Don't look now, but shutterbug-happy coed Facebook may be ready to graduate into the real world. Earlier this week, Valleywag unearthed an intriguing job listing on Facebook's site for a stock administration manager.

Sure, one shouldn't read too much into the post. Privately held companies have employee equity compensation programs. For those scoring at home, I've been a Motley Fool shareholder since the 1990s. However, the job requirements seem to be detailed enough -- demanding knowledge of SEC regulations and insider trading practices -- that it seems to hint at a prerequisite readiness for an eventual IPO.

There's another intriguing prerequisite -- "experience with international equity awards" -- that also hints at Facebook having grander expansion plans overseas than anyone seems to think.

Sure, it's just a job listing. Even if a lead is correctly sniffed out from a site's employment pages, it can take years before it bears fruit. Does anyone remember when Amazon.com (NASDAQ:AMZN) was recruiting for someone to lead its "forthcoming Digital Music Service" in the summer of 2005? The store was finally officially announced two years later, and it's still not open.    

More than a job-feeler feeling
You don't need to sit in on a Facebook human resources department meeting to get a sense that the company is going public sooner rather than later.

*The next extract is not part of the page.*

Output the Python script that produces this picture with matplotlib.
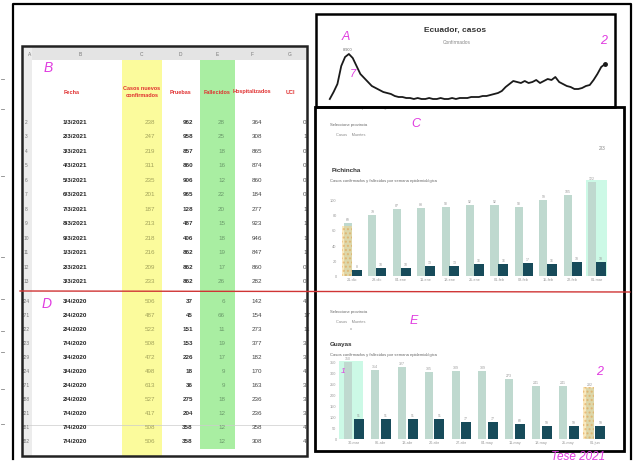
import matplotlib.pyplot as plt
import matplotlib.patches as mpatches
import numpy as np

W, H = 637, 464

# ---------------- data ----------------
# top line chart (weekly new cases)
line_cases = [5, 12, 20, 38, 47, 50, 46, 38, 30, 26, 22, 18, 16, 14, 12, 11, 10, 8, 7, 7,
              6, 6, 5, 6, 5, 5, 6, 5, 5, 6, 5, 5, 6, 5, 6, 6, 6, 7, 7, 7,
              8, 8, 9, 10, 11, 13, 17, 20, 23, 22, 21, 23, 21, 22, 24, 21, 23, 25, 24, 27,
              22, 20, 18, 17, 15, 15, 16, 18, 19, 24, 30, 37, 40]
line_tick_pos = [2, 9, 15, 64]
line_tick_labels = ['abr. 2020', 'jun.', 'ago.', 'ene. 2021']

# bar chart C
c_labels = ['21-dic', '28-dic', '04-ene', '11-ene', '18-ene', '25-ene',
            '01-feb', '08-feb', '15-feb', '22-feb', '01-mar']
c_cases = [69, 79, 87, 88, 90, 92, 92, 90, 99, 105, 122]
c_deaths = [8, 10, 10, 13, 13, 16, 16, 17, 16, 18, 18]

# bar chart E
e_labels = ['30-mar', '06-abr', '13-abr', '20-abr', '27-abr',
            '04-may', '11-may', '18-may', '25-may', '01-jun']
e_cases = [350, 314, 327, 305, 309, 309, 273, 241, 241, 232]
e_deaths = [91, 91, 91, 91, 77, 77, 68, 59, 59, 59]

# spreadsheet
col_letters = ['A', 'B', 'C', 'D', 'E', 'F', 'G']
headers = ['Fecha', 'Casos nuevos\nconfirmados', 'Pruebas', 'Fallecidos', 'Hospitalizados', 'UCI']
rows_top = ['2', '3', '4', '5', '6', '7', '8', '9', '10', '11', '12', '13']
dates_top = ['1/3/2021', '2/3/2021', '3/3/2021', '4/3/2021', '5/3/2021', '6/3/2021',
             '7/3/2021', '8/3/2021', '9/3/2021', '1/3/2021', '2/3/2021', '3/3/2021']
conf_top = [238, 247, 219, 311, 235, 201, 187, 213, 218, 216, 209, 233]
tests_top = [962, 958, 857, 860, 906, 965, 128, 487, 406, 862, 862, 862]
deaths_top = [28, 25, 18, 16, 12, 22, 20, 15, 18, 19, 17, 26]
hosp_top = [364, 308, 865, 874, 860, 184, 277, 923, 946, 847, 860, 282]
icu_top = [0, 1, 0, 0, 0, 0, 1, 1, 1, 1, 0, 0]
rows_bot = ['324', '371', '322', '323', '329', '324', '371', '388', '321', '381', '382']
dates_bot = ['3/4/2020', '2/4/2020', '2/4/2020', '7/4/2020', '3/4/2020', '3/4/2020',
             '2/4/2020', '2/4/2020', '7/4/2020', '7/4/2020', '7/4/2020']
conf_bot = [506, 487, 522, 508, 472, 498, 613, 527, 417, 508, 506]
tests_bot = [37, 45, 151, 153, 226, 18, 36, 275, 204, 358, 358]
deaths_bot = [6, 66, 11, 19, 17, 9, 9, 18, 12, 12, 12]
hosp_bot = [142, 154, 273, 377, 182, 170, 163, 236, 236, 358, 308]
icu_bot = [4, 17, 11, 3, 3, 4, 3, 3, 3, 4, 4]

LIGHT = '#bfd9cf'
DARK = '#174b5a'
MAG = '#e03ce0'
FONT = 'Liberation Sans'

plt.rcParams['font.family'] = [FONT, 'DejaVu Sans']

fig = plt.figure(figsize=(6.37, 4.64), dpi=100)
fig.patch.set_facecolor('white')


def fr(x0, y0, x1, y1):
    # pixel box -> figure fraction rect
    return [x0 / W, 1 - y1 / H, (x1 - x0) / W, (y1 - y0) / H]


# ---------------- background overlay (table) ----------------
bg = fig.add_axes([0, 0, 1, 1])
bg.set_xlim(0, W)
bg.set_ylim(H, 0)
bg.axis('off')
bg.set_zorder(0)

table_clip = mpatches.Rectangle((22, 47), 284, 410, transform=bg.transData)

# column shading
bg.add_patch(mpatches.Rectangle((122, 50), 40, 407, color='#fbfb9c', lw=0))
bg.add_patch(mpatches.Rectangle((200, 50), 35, 400, color='#a9eea2', lw=0))
bg.add_patch(mpatches.Rectangle((22, 48), 285, 13, color='#e4e4e4', lw=0))
bg.add_patch(mpatches.Rectangle((22, 48), 10, 409, color='#ececec', lw=0))
for xl, l in zip([30, 80, 142, 180, 217, 252, 290], col_letters):
    bg.text(xl, 55, l, fontsize=3.5, color='#777777', ha='center', va='center')

hx = [72, 142, 180, 217, 252, 290]
for xh, t in zip(hx, headers):
    bg.text(xh, 92, t, fontsize=4, color='#e03030', ha='center', va='center',
            fontweight='bold', linespacing=1.6)

col_x = [75, 155, 193, 225, 262, 303]


def draw_rows(ys, nums, dates, conf, tests, deaths, hosp, icu):
    for i, y in enumerate(ys):
        bg.text(26, y, nums[i], fontsize=3.5, color='#777777', ha='center', va='center')
        bg.text(col_x[0], y, dates[i], fontsize=4.5, color='#222222', ha='center',
                va='center', fontweight='bold')
        bg.text(col_x[1], y, str(conf[i]), fontsize=4.5, color='#a3a35a', ha='right', va='center')
        bg.text(col_x[2], y, str(tests[i]), fontsize=4.5, color='#333333', ha='right',
                va='center', fontweight='bold')
        bg.text(col_x[3], y, str(deaths[i]), fontsize=4.5, color='#6a9a6a', ha='right', va='center')
        bg.text(col_x[4], y, str(hosp[i]), fontsize=4.5, color='#444444', ha='right', va='center')
        t = bg.text(col_x[5], y, str(icu[i]), fontsize=4.5, color='#555555', ha='left',
                    va='center')
        t.set_clip_path(table_clip)


ys_top = np.linspace(122, 282, len(rows_top))
ys_bot = np.linspace(302, 442, len(rows_bot))
draw_rows(ys_top, rows_top, dates_top, conf_top, tests_top, deaths_top, hosp_top, icu_top)
draw_rows(ys_bot, rows_bot, dates_bot, conf_bot, tests_bot, deaths_bot, hosp_bot, icu_bot)
bg.plot([22, 307], [426, 426], color='#cccccc', lw=0.5)

# little marks in the left margin
for ym in [80, 110, 177, 258, 300, 332, 353, 390, 425]:
    bg.plot([1, 4], [ym, ym], color='#888888', lw=0.6)

# ---------------- top line chart ----------------
ax_l = fig.add_axes(fr(325, 50, 610, 105))
ax_l.set_zorder(1)
ax_l.patch.set_alpha(0)
xi = np.arange(len(line_cases))
ax_l.plot(xi, line_cases, color='#1a1a1a', lw=1.3)
ax_l.plot(xi[-1], line_cases[-1], 'o', color='#1a1a1a', ms=2.5)
ax_l.set_xlim(-1.25, len(line_cases) + 0.3)
ax_l.set_ylim(0, 55)
ax_l.set_yticks([])
ax_l.set_xticks(line_tick_pos)
ax_l.set_xticklabels(line_tick_labels, fontsize=3, color='#888888')
ax_l.tick_params(axis='x', length=0, pad=0.5)
for s in ax_l.spines.values():
    s.set_visible(False)
fig.text(455 / W, 1 - 30 / H, 'Ecuador, casos', fontsize=6, fontweight='bold',
         color='#333333', ha='center', va='center')
fig.text(443 / W, 1 - 43 / H, 'Confirmados', fontsize=3.5, color='#888888',
         ha='left', va='center')
fig.text(348 / W, 1 - 50 / H, '8.900', fontsize=2.8, color='#666666', ha='center', va='center')


# ---------------- bar charts ----------------
def bar_panel(box, labels, cases, deaths, ymax, yticks, off, wl, wd, xlim):
    ax = fig.add_axes(fr(*box))
    ax.set_zorder(1)
    ax.patch.set_alpha(0)
    x = np.arange(len(cases))
    ax.bar(x - off, cases, width=wl, color=LIGHT, zorder=2)
    ax.bar(x + off, deaths, width=wd, color=DARK, zorder=3)
    for xx, c, d in zip(x, cases, deaths):
        ax.text(xx - off, c + ymax * 0.02, str(c), fontsize=2.5, color='#999999',
                ha='center', va='bottom')
        ax.text(xx + off, d + ymax * 0.02, str(d), fontsize=2.5, color='#999999',
                ha='center', va='bottom')
    ax.set_xlim(*xlim)
    ax.set_ylim(0, ymax)
    ax.set_yticks(yticks)
    ax.set_yticklabels([str(t) for t in yticks], fontsize=2.8, color='#999999')
    ax.set_xticks(x)
    ax.set_xticklabels(labels, fontsize=2.8, color='#999999')
    ax.tick_params(length=0, pad=1)
    for s in ax.spines.values():
        s.set_visible(False)
    return ax, x


ax_c, xc = bar_panel((338, 177, 610, 277), c_labels, c_cases, c_deaths, 130,
                     [0, 20, 40, 60, 80, 100], 0.18, 0.33, 0.41, (-0.59, 10.55))
# highlighter marks
ax_c.bar(xc[-1], 125, width=0.85, color='#8ef2c8', alpha=0.45, zorder=1)
ax_c.bar(xc[0] - 0.22, c_cases[0] - 4, width=0.42, color='#f6d78a', alpha=0.55,
         hatch='....', edgecolor='#e0a050', lw=0, zorder=4)

ax_e, xe = bar_panel((338, 359, 612, 440), e_labels, e_cases, e_deaths, 368,
                     [0, 50, 100, 150, 200, 250, 300, 350], 0.2, 0.3, 0.37, (-0.58, 9.63))
ax_e.bar(xe[0] - 0.1, 355, width=0.9, color='#8ef2c8', alpha=0.45, zorder=1)
ax_e.bar(xe[-1] - 0.25, e_cases[-1] + 3, width=0.4, color='#f6d78a', alpha=0.55,
         hatch='....', edgecolor='#e0a050', lw=0, zorder=4)

# panel texts
for y0, title in [(125, 'Pichincha'), (312, 'Guayas')]:
    fig.text(330 / W, 1 - y0 / H, 'Seleccione provincia', fontsize=3, color='#666666', va='center')
    fig.text(336 / W, 1 - (y0 + 10) / H, 'Casos    Muertes', fontsize=2.8, color='#888888', va='center')
fig.text(332 / W, 1 - 170 / H, 'Pichincha', fontsize=4.5, fontweight='bold', color='#333333', va='center')
fig.text(330 / W, 1 - 181 / H, 'Casos confirmados y fallecidos por semana epidemiológica',
         fontsize=3, color='#666666', va='center')
fig.text(330 / W, 1 - 345 / H, 'Guayas', fontsize=4.5, fontweight='bold', color='#333333', va='center')
fig.text(330 / W, 1 - 355 / H, 'Casos confirmados y fallecidos por semana epidemiológica',
         fontsize=3, color='#666666', va='center')
fig.text(602 / W, 1 - 149 / H, '2/3', fontsize=3.5, color='#888888', va='center', ha='center')
fig.text(350 / W, 1 - 329 / H, 'x', fontsize=3, color='#888888', va='center')

# ---------------- foreground overlay: frames and hand notes ----------------
fg = fig.add_axes([0, 0, 1, 1])
fg.set_xlim(0, W)
fg.set_ylim(H, 0)
fg.axis('off')
fg.set_zorder(5)
fg.patch.set_alpha(0)

fg.plot([13, 13, 631, 631], [460, 5, 5, 460], color='black', lw=1.6)
fg.add_patch(mpatches.Rectangle((22, 47), 285, 410, fill=False, ec='#222222', lw=1.8))
fg.add_patch(mpatches.Rectangle((316, 15), 299, 93, fill=False, ec='black', lw=1.8))
fg.add_patch(mpatches.Rectangle((315, 108), 309, 344, fill=False, ec='black', lw=2.0))
fg.plot([20, 630], [292, 293], color='#d03434', lw=1.0)

notes = [(48, 68, 'B', 10), (47, 304, 'D', 10), (346, 37, 'A', 9), (604, 41, '2', 9),
         (353, 74, '7', 8), (416, 124, 'C', 9), (414, 321, 'E', 9), (600, 372, '2', 9),
         (343, 372, '1', 6)]
for x0, y0, t, s in notes:
    fg.text(x0, y0, t, fontsize=s, color=MAG, ha='center', va='center', style='italic')
fg.text(578, 457, 'Tese 2021', fontsize=8.5, color=MAG, ha='center', va='center', style='italic')

fig.savefig('out.png', dpi=100, facecolor='white')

Supposedly dismissing a $1 billion Yahoo! (NASDAQ:YHOO) buyout offer last year? That's either a hard-bargaining show of arrogance or a company that feels that it will be worth more -- on its own -- down the road.

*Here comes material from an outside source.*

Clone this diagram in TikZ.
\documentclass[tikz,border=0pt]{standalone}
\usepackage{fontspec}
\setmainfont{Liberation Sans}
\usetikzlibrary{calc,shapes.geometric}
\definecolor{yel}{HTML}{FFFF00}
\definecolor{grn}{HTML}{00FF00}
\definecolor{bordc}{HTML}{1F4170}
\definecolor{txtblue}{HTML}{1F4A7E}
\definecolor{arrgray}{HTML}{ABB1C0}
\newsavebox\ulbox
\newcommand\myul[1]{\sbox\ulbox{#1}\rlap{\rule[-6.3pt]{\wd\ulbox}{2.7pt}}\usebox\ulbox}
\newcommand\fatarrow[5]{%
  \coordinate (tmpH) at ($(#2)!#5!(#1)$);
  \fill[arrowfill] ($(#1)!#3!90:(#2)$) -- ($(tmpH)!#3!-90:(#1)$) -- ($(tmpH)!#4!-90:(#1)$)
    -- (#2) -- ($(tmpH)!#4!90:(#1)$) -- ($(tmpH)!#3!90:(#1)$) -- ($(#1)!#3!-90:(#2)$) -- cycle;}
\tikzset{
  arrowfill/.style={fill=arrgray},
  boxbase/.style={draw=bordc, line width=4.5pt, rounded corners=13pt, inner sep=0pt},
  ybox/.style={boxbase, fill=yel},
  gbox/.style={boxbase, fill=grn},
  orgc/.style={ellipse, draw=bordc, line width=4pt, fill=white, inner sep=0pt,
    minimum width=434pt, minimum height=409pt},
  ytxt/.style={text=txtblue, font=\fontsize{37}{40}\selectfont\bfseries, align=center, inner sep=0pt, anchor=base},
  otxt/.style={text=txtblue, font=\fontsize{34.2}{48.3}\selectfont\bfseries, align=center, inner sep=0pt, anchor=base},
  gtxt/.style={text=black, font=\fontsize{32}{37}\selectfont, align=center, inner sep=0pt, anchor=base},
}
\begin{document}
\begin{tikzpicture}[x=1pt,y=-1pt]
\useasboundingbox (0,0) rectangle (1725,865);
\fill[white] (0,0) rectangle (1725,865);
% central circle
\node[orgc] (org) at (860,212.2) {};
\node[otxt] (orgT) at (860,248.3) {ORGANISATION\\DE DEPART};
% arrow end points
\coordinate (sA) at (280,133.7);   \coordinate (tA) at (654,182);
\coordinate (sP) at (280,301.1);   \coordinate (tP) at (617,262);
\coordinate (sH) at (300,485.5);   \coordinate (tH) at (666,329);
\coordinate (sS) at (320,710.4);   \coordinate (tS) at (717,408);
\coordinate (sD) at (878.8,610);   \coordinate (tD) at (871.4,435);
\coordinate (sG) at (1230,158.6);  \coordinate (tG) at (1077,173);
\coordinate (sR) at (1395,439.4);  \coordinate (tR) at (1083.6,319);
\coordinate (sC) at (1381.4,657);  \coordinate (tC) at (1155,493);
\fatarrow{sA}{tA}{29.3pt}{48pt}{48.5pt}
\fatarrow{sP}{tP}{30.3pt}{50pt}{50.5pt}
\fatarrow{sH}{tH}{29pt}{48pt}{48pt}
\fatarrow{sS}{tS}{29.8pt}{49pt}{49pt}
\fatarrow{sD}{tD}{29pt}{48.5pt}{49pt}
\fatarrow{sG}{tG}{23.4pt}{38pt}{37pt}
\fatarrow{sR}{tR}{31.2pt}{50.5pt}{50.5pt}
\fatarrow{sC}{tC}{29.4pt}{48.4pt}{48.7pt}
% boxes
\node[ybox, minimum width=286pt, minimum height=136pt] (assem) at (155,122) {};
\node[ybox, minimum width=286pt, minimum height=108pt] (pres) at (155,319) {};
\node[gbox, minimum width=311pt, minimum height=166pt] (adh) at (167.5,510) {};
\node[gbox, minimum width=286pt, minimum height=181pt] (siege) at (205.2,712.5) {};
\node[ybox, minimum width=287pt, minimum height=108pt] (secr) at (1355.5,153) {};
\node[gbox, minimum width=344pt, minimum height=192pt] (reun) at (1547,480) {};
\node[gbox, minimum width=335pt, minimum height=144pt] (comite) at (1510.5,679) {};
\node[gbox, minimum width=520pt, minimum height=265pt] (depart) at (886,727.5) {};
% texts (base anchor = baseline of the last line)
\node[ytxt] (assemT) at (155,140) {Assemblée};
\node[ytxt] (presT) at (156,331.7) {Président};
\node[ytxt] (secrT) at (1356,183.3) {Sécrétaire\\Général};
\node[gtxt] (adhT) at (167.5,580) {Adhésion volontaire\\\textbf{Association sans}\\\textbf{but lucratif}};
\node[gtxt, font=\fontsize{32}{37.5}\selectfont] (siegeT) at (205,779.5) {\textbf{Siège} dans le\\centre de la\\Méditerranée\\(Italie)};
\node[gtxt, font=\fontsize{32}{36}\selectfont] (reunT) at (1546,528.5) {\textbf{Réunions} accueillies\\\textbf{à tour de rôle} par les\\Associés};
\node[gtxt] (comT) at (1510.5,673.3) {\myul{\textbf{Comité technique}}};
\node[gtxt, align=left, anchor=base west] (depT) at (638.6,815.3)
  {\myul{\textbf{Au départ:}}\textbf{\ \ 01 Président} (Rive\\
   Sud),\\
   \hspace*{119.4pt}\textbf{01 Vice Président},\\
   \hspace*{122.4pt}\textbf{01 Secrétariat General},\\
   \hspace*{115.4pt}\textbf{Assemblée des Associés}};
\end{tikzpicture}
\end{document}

There are other signs that point to an eventual IPO, but you'll need a key to the boardroom to find them.

A former AOL executive is being brought on to head up the marketing department. A recent chief financial officer hire used to run IGN's financial department until it was acquired by News Corp. (NYSE:NWS). The chief operating officer cut his teeth as an Amazon executive. Investment bankers love seasoned leaders, especially when you're dealing with a company whose co-founders are just 23 years old.

Facebook, don't be late
Timing is a tricky thing. For every MySpace or Flickr that cashed out too soon, you have a Friendster or Kozmo that held on for too long. Going public offers the opportunity to play both sides of the fence. If your IPO was too soon, you can always issue secondary offerings down the road at higher prices. That's what Google (NASDAQ:GOOG) has done, twice.

However, you need more than just a great story to tell to go public these days. You need to have a financial backbone to sway the cynics.

Thankfully, it appears as if Facebook is up to the task. Sources have told The Wall Street Journal that the company is looking to earn a profit of $30 million this year on $150 million in revenue.

Profit? Good. Twenty percent in net profit margins? Great. Upside potential? That's the key. Even if the future is murky, Facebook should still be able to fetch more than what Yahoo! was offering. If the numbers are accurate, Facebook could go public at 40 times earnings and eight times sales and command a $1.2 billion price tag with its eyes closed. More than likely, the Facebook offering will aim higher -- in the $2 billion to $5 billion market cap camp -- and sell buyers on its vision for a bigger, better Facebook.

There are certainly reasons to be optimistic. Beyond the lucrative advertising deal struck with Microsoft (NASDAQ:MSFT) last summer, Facebook has taken some scintillating steps forward in recent months.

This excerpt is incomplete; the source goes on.